= Chas Poynter =

New Zealand mayor

Charles Ernest Poynter (8 February 1939 – 20 August 2007) was the mayor of Wanganui from 1986 to 2004. He was prominent in opposing the Māori occupation of Moutoa Gardens in 1995.

==Early life==
Poynter was born in 1939. As a boy, he was "inquisitive, totally mischievous" and "always the leader and organiser". He was a bookseller—a business he inherited from his father and located in Victoria Avenue, the main shopping area of Wanganui.

== Political career ==
He was elected to the Wanganui City Council as a councillor in 1977, re-elected in 1980 and stood for the mayoralty in 1983 upon the retirement of Mayor Ron Russell. He polled as runner-up to Doug Turney and was made deputy mayor in 1983 as a consequence. In 1986, he challenged Turney and was successful, winning with a majority of 1529 votes.
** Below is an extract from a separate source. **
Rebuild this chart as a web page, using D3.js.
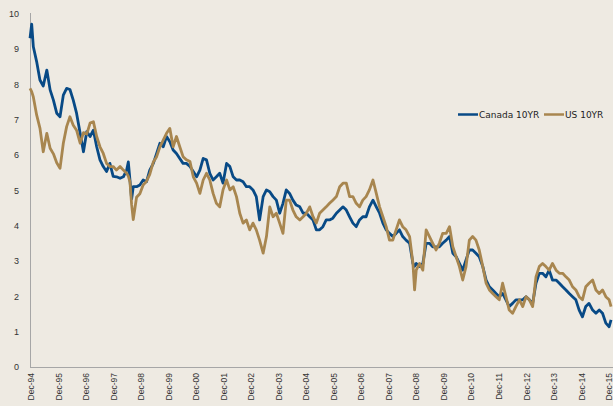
<!DOCTYPE html>
<html>
<head>
<meta charset="utf-8">
<script src="https://cdn.jsdelivr.net/npm/d3@7"></script>
<style>
  body { margin: 0; background: #eeeae2; }
  svg { display: block; font-family: "DejaVu Sans", Verdana, sans-serif; }
</style>
</head>
<body>
<div id="chart"></div>
<script>
// dates as decimal years
var dates = [1994.88,1994.94,1995.00,1995.12,1995.24,1995.36,1995.49,1995.61,1995.73,1995.85,1995.97,
  1996.09,1996.21,1996.33,1996.45,1996.57,1996.70,1996.82,1996.94,1997.06,1997.18,1997.30,1997.42,
  1997.54,1997.66,1997.78,1997.90,1998.02,1998.15,1998.27,1998.39,1998.45,1998.51,1998.57,1998.63,
  1998.75,1998.87,1998.99,1999.11,1999.23,1999.36,1999.48,1999.60,1999.72,1999.84,1999.96,2000.08,
  2000.20,2000.32,2000.44,2000.56,2000.69,2000.81,2000.93,2001.05,2001.17,2001.29,2001.41,2001.53,
  2001.65,2001.77,2001.89,2002.02,2002.14,2002.26,2002.38,2002.50,2002.62,2002.74,2002.86,2002.98,
  2003.10,2003.22,2003.35,2003.47,2003.59,2003.71,2003.83,2003.95,2004.07,2004.19,2004.31,2004.43,
  2004.55,2004.68,2004.80,2004.92,2005.04,2005.16,2005.28,2005.40,2005.52,2005.64,2005.76,2005.88,
  2006.01,2006.13,2006.25,2006.37,2006.49,2006.61,2006.73,2006.85,2006.97,2007.09,2007.21,2007.34,
  2007.46,2007.58,2007.70,2007.82,2007.94,2008.06,2008.18,2008.30,2008.42,2008.54,2008.67,2008.79,
  2008.85,2008.91,2009.03,2009.15,2009.27,2009.39,2009.51,2009.63,2009.75,2009.87,2010.00,2010.12,
  2010.24,2010.36,2010.48,2010.60,2010.72,2010.84,2010.96,2011.08,2011.20,2011.33,2011.45,2011.57,
  2011.69,2011.81,2011.93,2012.05,2012.17,2012.29,2012.41,2012.53,2012.66,2012.78,2012.90,2013.02,
  2013.14,2013.26,2013.38,2013.50,2013.62,2013.74,2013.86,2013.99,2014.11,2014.23,2014.35,2014.47,
  2014.59,2014.71,2014.83,2014.95,2015.07,2015.19,2015.32,2015.44,2015.56,2015.68,2015.80,2015.92,
  2015.99];

var canada = [9.30,9.70,9.06,8.64,8.12,7.95,8.40,7.84,7.55,7.18,7.08,
  7.69,7.88,7.85,7.55,7.18,6.61,6.09,6.66,6.52,6.70,6.23,5.86,
  5.67,5.53,5.76,5.39,5.38,5.34,5.38,5.57,5.80,5.29,4.75,5.10,
  5.10,5.15,5.29,5.24,5.57,5.76,6.04,6.33,6.23,6.52,6.37,6.14,
  6.04,5.90,5.76,5.76,5.67,5.53,5.38,5.57,5.90,5.86,5.48,5.29,
  5.38,5.48,5.20,5.76,5.67,5.38,5.29,5.29,5.24,5.10,5.10,5.01,
  4.82,4.16,4.82,5.01,4.96,4.82,4.72,4.35,4.63,5.01,4.91,4.72,
  4.58,4.53,4.35,4.35,4.25,4.16,3.88,3.88,3.97,4.16,4.16,4.21,
  4.35,4.44,4.53,4.44,4.25,4.07,3.97,4.16,4.25,4.25,4.53,4.72,
  4.53,4.35,4.07,3.88,3.78,3.69,3.78,3.88,3.69,3.59,3.50,2.93,
  2.85,2.93,2.84,2.93,3.50,3.50,3.40,3.40,3.40,3.50,3.59,3.69,
  3.22,3.12,2.93,2.74,3.03,3.31,3.31,3.22,3.12,2.84,2.46,2.27,
  2.18,2.08,1.99,2.08,1.90,1.71,1.80,1.90,1.90,1.90,1.99,1.90,
  1.80,2.37,2.65,2.65,2.55,2.74,2.46,2.46,2.37,2.27,2.18,2.08,
  1.99,1.90,1.61,1.42,1.71,1.80,1.61,1.52,1.61,1.52,1.24,1.14,
  1.33];

var us = [7.88,7.79,7.64,7.13,6.76,6.09,6.61,6.19,6.03,5.78,5.62,
  6.33,6.80,7.08,6.84,6.70,6.33,6.63,6.59,6.90,6.94,6.52,6.23,
  6.04,5.76,5.67,5.67,5.57,5.67,5.57,5.48,5.40,5.24,4.60,4.17,
  4.80,4.90,5.15,5.25,5.45,5.80,5.95,6.23,6.42,6.61,6.75,6.23,
  6.52,6.23,5.95,5.86,5.81,5.38,5.20,4.91,5.29,5.48,5.29,4.91,
  4.63,4.53,5.01,5.29,5.01,5.10,4.82,4.35,4.07,4.16,3.88,4.07,
  3.88,3.59,3.22,3.69,4.53,4.25,4.35,4.07,3.78,4.72,4.72,4.44,
  4.25,4.16,4.25,4.35,4.53,4.25,4.07,4.35,4.44,4.53,4.63,4.72,
  4.82,5.10,5.20,5.20,4.82,4.82,4.63,4.53,4.72,4.82,5.01,5.29,
  4.91,4.53,4.25,3.97,3.59,3.59,3.88,4.16,3.97,3.88,3.69,2.93,
  2.18,2.74,2.93,2.74,3.88,3.69,3.50,3.31,3.50,3.78,3.78,3.97,
  3.40,3.12,2.84,2.46,2.84,3.59,3.69,3.59,3.31,2.84,2.37,2.18,
  2.08,1.99,1.90,2.37,1.99,1.61,1.52,1.71,1.90,1.71,1.99,1.90,
  1.71,2.55,2.84,2.93,2.84,2.74,2.93,2.74,2.65,2.65,2.55,2.46,
  2.27,2.18,1.99,1.90,2.27,2.37,2.46,2.18,2.08,2.18,1.99,1.90,
  1.71];

var tickYears = d3.range(1994, 2016);
var tickLabels = ["Dec-94","Dec-95","Dec-96","Dec-97","Dec-98","Dec-99","Dec-00","Dec-01","Dec-02","Dec-03","Dec-04",
  "Dec-05","Dec-06","Dec-07","Dec-08","Dec-09","Dec-10","Dec-11","Dec-12","Dec-13","Dec-14","Dec-15"];
var yTicks = [0,1,2,3,4,5,6,7,8,9,10];
var seriesNames = ["Canada 10YR", "US 10YR"];
var seriesColors = ["#084a86", "#a8864f"];

function toDate(y){
  var yr = Math.floor(y);
  var a = Date.UTC(yr,0,1), b = Date.UTC(yr+1,0,1);
  return new Date(a + (y-yr)*(b-a));
}

var W = 613, H = 406;
var svg = d3.select("#chart").append("svg").attr("width", W).attr("height", H);
svg.append("rect").attr("width", W).attr("height", H).attr("fill", "#eeeae2");

var x = d3.scaleUtc().domain([new Date(Date.UTC(1994,11,1)), new Date(Date.UTC(2015,11,1))]).range([31, 609]);
var y = d3.scaleLinear().domain([0,10]).range([367, 13.5]);

// y axis
var yAxis = svg.append("g").attr("transform","translate(30,0)")
  .call(d3.axisLeft(y).tickValues(yTicks).tickSize(0).tickPadding(11).tickFormat(d3.format("d")));
yAxis.select(".domain").attr("stroke","#a6a6a6").attr("d","M0.5,13V367.5");
yAxis.selectAll("text").style("font-size","9px").style("fill","#333");

// x axis
var xAxis = svg.append("g").attr("transform","translate(0,367)")
  .call(d3.axisBottom(x).tickValues(tickYears.map(function(d){return new Date(Date.UTC(d,11,1));}))
    .tickSize(0).tickFormat(function(d,i){return tickLabels[i];}));
xAxis.select(".domain").attr("stroke","#a6a6a6").attr("d","M30,0.5H613");
xAxis.selectAll("text").attr("transform","rotate(-90)").attr("x",-6).attr("y",0).attr("dy","0.3em")
  .style("text-anchor","end").style("font-size","8.5px").style("fill","#333");

// lines, US drawn on top
var line = d3.line().x(function(d){return x(toDate(d[0]));}).y(function(d){return y(d[1]);});
[canada, us].forEach(function(vals, idx){
  svg.append("path").datum(dates.map(function(d,i){return [d, vals[i]];}))
    .attr("d", line).attr("fill","none").attr("stroke", seriesColors[idx])
    .attr("stroke-width", 2.8).attr("stroke-linejoin","round");
});

// legend
var leg = svg.append("g").attr("transform","translate(458,114.5)");
[0,1].forEach(function(i){
  var g = leg.append("g").attr("transform","translate("+(i*86)+",0)");
  g.append("line").attr("x1",0).attr("x2",20).attr("y1",0).attr("y2",0)
    .attr("stroke",seriesColors[i]).attr("stroke-width",2.5);
  g.append("text").attr("x",21).attr("y",3.3).style("font-size","9px").style("fill","#222").text(seriesNames[i]);
});
</script>
</body>
</html>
In 1989 he increased his majority, defeating challenger John Blaikie by almost 6,000 votes. This was the first election under the new local government boundaries with Wanganui City incorporating Wanganui County and some of Waitotara County. Blaikie was the chairman of the Wanganui County Council prior to the reorganisation. The new territorial authority was named 'Wanganui District Council'.

In 1992, Poynter was challenged by Wanganui greengrocer Randhir Dahya, a popular Indian businessman. His majority was cut to just 939 votes (Wanganui Chronicle of 20 October 1992). Dahya challenged him twice more, in 1995 and 1998, but Poynter easily resisted these challenges, assisted by his handling of the Moutoa Gardens occupation of 1995 and the death of his wife of 40 years, Joy, four months prior to the 1998 election.
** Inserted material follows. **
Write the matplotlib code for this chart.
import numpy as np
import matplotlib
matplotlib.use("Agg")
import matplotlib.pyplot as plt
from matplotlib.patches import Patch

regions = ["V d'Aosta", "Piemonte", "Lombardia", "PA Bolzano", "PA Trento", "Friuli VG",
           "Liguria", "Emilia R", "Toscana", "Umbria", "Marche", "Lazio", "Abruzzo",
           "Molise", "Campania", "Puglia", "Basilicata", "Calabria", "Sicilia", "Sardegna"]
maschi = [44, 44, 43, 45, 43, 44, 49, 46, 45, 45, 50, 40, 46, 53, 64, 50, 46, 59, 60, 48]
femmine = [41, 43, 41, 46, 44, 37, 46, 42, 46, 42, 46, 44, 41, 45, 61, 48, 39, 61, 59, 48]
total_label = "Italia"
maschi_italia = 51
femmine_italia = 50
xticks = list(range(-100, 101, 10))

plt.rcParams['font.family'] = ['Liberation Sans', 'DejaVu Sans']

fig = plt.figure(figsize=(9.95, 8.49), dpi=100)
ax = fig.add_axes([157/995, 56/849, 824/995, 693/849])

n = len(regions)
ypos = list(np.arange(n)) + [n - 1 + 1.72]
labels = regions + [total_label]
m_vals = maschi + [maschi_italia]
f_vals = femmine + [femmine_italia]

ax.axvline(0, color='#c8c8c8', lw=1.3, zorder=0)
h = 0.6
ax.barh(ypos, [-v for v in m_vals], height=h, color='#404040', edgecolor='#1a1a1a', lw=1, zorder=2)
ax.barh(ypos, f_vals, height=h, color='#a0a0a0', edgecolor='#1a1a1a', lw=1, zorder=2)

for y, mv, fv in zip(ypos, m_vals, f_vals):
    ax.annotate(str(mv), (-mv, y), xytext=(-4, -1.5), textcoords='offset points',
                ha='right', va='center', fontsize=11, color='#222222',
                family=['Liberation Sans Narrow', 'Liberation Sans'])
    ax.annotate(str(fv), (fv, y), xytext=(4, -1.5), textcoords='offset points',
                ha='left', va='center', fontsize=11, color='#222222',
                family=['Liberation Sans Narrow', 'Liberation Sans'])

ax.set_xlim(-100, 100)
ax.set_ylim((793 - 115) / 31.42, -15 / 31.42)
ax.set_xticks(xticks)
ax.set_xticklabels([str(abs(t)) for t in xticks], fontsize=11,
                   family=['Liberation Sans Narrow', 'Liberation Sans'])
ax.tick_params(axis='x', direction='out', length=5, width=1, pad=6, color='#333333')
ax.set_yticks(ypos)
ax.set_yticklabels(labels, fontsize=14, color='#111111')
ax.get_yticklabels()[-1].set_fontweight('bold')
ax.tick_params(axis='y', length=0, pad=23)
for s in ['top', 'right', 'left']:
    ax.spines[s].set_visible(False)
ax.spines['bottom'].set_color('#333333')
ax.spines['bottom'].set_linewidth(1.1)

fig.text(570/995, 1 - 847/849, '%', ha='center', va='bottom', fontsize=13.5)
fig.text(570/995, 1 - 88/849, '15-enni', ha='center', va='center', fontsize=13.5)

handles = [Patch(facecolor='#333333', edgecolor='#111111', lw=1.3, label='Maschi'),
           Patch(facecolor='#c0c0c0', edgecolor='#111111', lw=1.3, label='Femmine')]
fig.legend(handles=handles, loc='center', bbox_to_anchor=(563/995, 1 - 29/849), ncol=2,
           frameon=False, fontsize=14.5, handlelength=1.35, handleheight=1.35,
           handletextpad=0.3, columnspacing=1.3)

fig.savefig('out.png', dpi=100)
In the 1993 New Year Honours, Poynter was appointed a Companion of the Queen's Service Order for public services.

In 2001, he retained the mayoralty with just 27% of the vote, warding off four councillor challengers. In 2004, he stood again and was defeated, polling third behind media personality Michael Laws and businessman John Martin with just 20% of the vote.
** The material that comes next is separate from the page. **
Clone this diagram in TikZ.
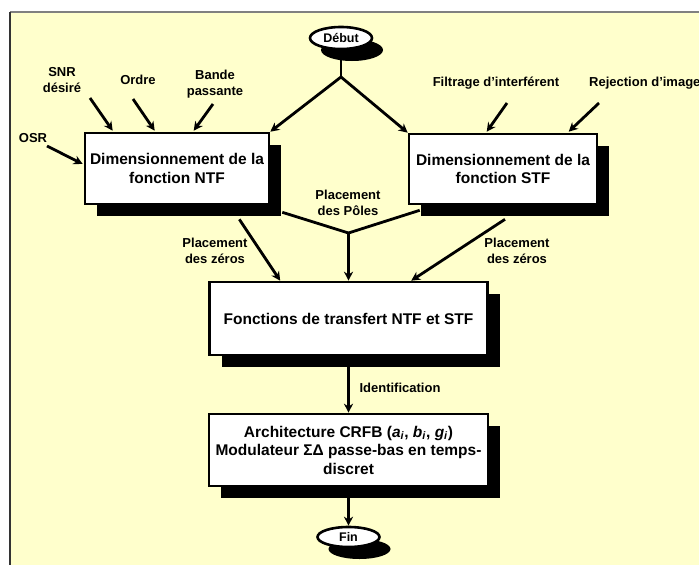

== Personal life and death ==
Poynter was chairman of Wanganui Gas from its inception in 1992 until his retirement from the role on 14 December 2005. He died in 2007. He was survived by two daughters and a son.

Consultation was carried out in 2009 by Wanganui District Council to rename Wikitoria Road, connecting State Highway 3 and Wanganui Airport, to Chas Poynter Drive. Wikitoria was a daughter of Te Keepa Te Rangihiwinui and was named after Queen Victoria, and the Putiki iwi strongly objected to it. Poynter’s children also rejected this proposal believing their father would also object to the name change being disrespectful to the iwi. The proposal did not go ahead.